On Mon, Feb 09, 2026 at 05:13:17AM -0600, Bartosz Golaszewski wrote:
> On Fri, 6 Feb 2026 23:02:44 +0100, "Paul E. McKenney" <[email protected]> 
> said:
> > On Fri, Feb 06, 2026 at 11:32:06AM +0100, Bartosz Golaszewski wrote:
> >> Revocable stacks two layers of SRCU on top of each other: one to protect
> >> the actual revocable resource and another to synchronize the revoking.
> >> While this design itself is questionable, it also forces the user of
> >> revokable to think about the implementation details and annotate the
> >> pointer holding the address of the revocable_provider struct with __rcu.
> >> Hide the real type of struct revokable_provider behind a typedef to free
> >> the users from this responsability. While adding new typedefs goes
> >> against current guidelines, it's still better than the current
> >> requirement.
> >>
> >> Signed-off-by: Bartosz Golaszewski <[email protected]>
> >> ---
> >> I realized that one important person was missing from the whole review
> >> process: Paul E. McKenney who wrote and maintains SRCU. I had Paul look
> >> at the SRCU usage in GPIO and I think he should have also signed off on
> >> revocable before it got queued.
> >>
> >> Paul: I'm Cc'ing you on this patch to bring revocable to your attention.

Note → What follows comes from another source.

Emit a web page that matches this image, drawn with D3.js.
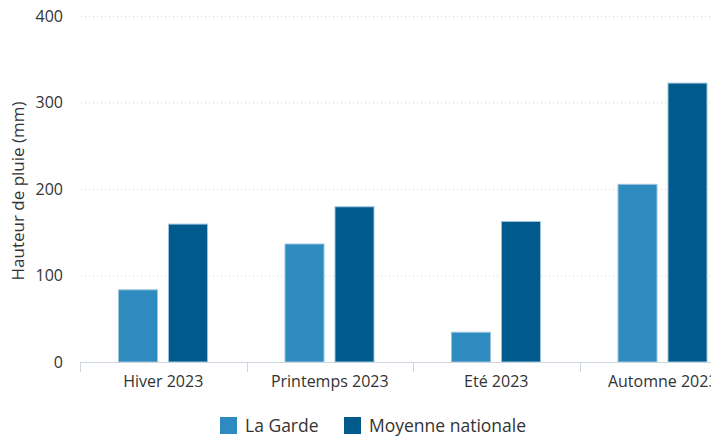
<!DOCTYPE html>
<html>
<head>
<meta charset="utf-8">
<script src="https://cdn.jsdelivr.net/npm/d3@7"></script>
<style>
  html, body { margin: 0; padding: 0; background: #fff; }
  svg { display: block; font-family: "Open Sans", sans-serif; }
</style>
</head>
<body>
<svg id="chart" width="711" height="437"></svg>
<script>
// Seasonal rainfall 2023 (mm)
const categories = ["Hiver 2023", "Printemps 2023", "Eté 2023", "Automne 2023"];
const seriesNames = ["La Garde", "Moyenne nationale"];
const laGarde = [84, 137, 35, 206];
const moyenneNationale = [160, 180, 163, 323];
const yTicks = [0, 100, 200, 300, 400];
const colors = ["#2e8bbf", "#005a8c"];
const textColor = "#333";

const svg = d3.select("#chart");

const x = d3.scaleBand().domain(categories).range([80, 746]).padding(0);
const xInner = d3.scaleBand().domain(seriesNames).range([38, 128]).paddingInner(0.2);
const y = d3.scaleLinear().domain([0, 400]).range([362, 16]);

// gridlines
svg.append("g")
  .selectAll("line")
  .data(yTicks.filter(d => d > 0))
  .join("line")
  .attr("x1", 81).attr("x2", 711)
  .attr("y1", d => y(d) + 0.5).attr("y2", d => y(d) + 0.5)
  .attr("stroke", "#d4d4d4")
  .attr("stroke-width", 1)
  .attr("stroke-dasharray", "1,3");

// y tick labels
svg.append("g")
  .selectAll("text")
  .data(yTicks)
  .join("text")
  .attr("x", 63).attr("y", d => y(d))
  .attr("dy", "0.35em")
  .attr("text-anchor", "end")
  .attr("font-size", 16)
  .attr("fill", textColor)
  .text(d => d);

// y axis title
svg.append("text")
  .attr("transform", "translate(24,191) rotate(-90)")
  .attr("text-anchor", "middle")
  .attr("font-size", 17)
  .attr("fill", textColor)
  .text("Hauteur de pluie (mm)");

// bars
const series = [laGarde, moyenneNationale];
const groups = svg.append("g")
  .selectAll("g")
  .data(categories)
  .join("g")
  .attr("transform", c => `translate(${x(c)},0)`);

groups.selectAll("rect")
  .data((c, i) => seriesNames.map((s, j) => ({ s, j, v: series[j][i] })))
  .join("rect")
  .attr("x", d => xInner(d.s) + 0.5)
  .attr("width", xInner.bandwidth() - 1)
  .attr("y", d => y(d.v) + 0.5)
  .attr("height", d => y(0) - y(d.v) - 0.5)
  .attr("fill", d => colors[d.j])
  .attr("stroke", "#9cc3dd")
  .attr("stroke-width", 1);

// x axis
const xAxis = d3.axisBottom(x).tickSize(0).tickPadding(14);
const ax = svg.append("g").attr("transform", "translate(0,362)").call(xAxis);
ax.select(".domain").attr("stroke", "#ccd6e0").attr("d", "M80.5,0.5H711");
ax.selectAll("text").attr("font-size", 16).attr("fill", textColor)
  .attr("font-family", "Open Sans, sans-serif");
// category separators
svg.append("g")
  .selectAll("line")
  .data(categories)
  .join("line")
  .attr("x1", c => Math.round(x(c)) + 0.5).attr("x2", c => Math.round(x(c)) + 0.5)
  .attr("y1", 362).attr("y2", 372)
  .attr("stroke", "#ccd6e0");

// legend
const legend = svg.append("g").attr("transform", "translate(220,417)");
const items = [{ name: seriesNames[0], x: 0 }, { name: seriesNames[1], x: 124 }];
items.forEach((it, j) => {
  legend.append("rect").attr("x", it.x).attr("y", 0).attr("width", 17).attr("height", 17)
    .attr("fill", colors[j]);
  legend.append("text").attr("x", it.x + 25).attr("y", 9).attr("dy", "0.35em")
    .attr("font-size", 17.5).attr("fill", textColor).text(it.name);
});
</script>
</body>
</html>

> >> The series that implemented it and made its way into v7.0 is here:
> >>
> >>   https://lore.kernel.org/all/[email protected]/
> >>
> >> Could you please take a look and say if the design looks sane to you?
> >> Especially the double SRCU on the revocable_provider.
> >
> > The first patch in the above URL adds SRCU, and the other
> > two add various tests.  I do not see a double SRCU, just an
> > srcu_read_lock() in revocable_try_access() and an srcu_read_unlock()
> > in revocable_withdraw_access().
> >
> > You are allowed to nest srcu_read_lock(), if that is what you are asking.
> > *However*, nesting revocable_try_access() on the same revocable structure
> > is buggy because the second call to revocable_try_access() would overwrite
> > the rp->srcu value written by the first call.  This could result in both
> > SRCU grace-period hangs and too-short SRCU grace periods, more likely
> > the former than the latter.
> >
> > Or do you mean something else by "double SRCU"?
> >
> 
> This series didn't have it yet, it appeared as a fix to a race reported after
> it was queued, sorry for the confusion. I'm talking about this bit[1] here.
> It returns an __rcu-annotated pointer, forcing the user to keep and manage it.
> 
> This is because when revoking the resource[2], the pointer storing the address
> of the revokable provider is also managed by SRCU - in addition to the
> revokable resource itself which seems to me like a weird concept. I understand
> the race condition it fixes but I assumed the whole concept of revokable is to
> free the user from being bothered by the implementation details behind it 
> which
> leak out of the API if you need to keep __rcu around.

Please hold off on reviewing the patch and the "double SRCU" usage for now.
I'll remove the second RCU in the next version, which should serve as a
better starting point for a clean review.

Side note: It was actually one SRCU and one RCU, not a double SRCU.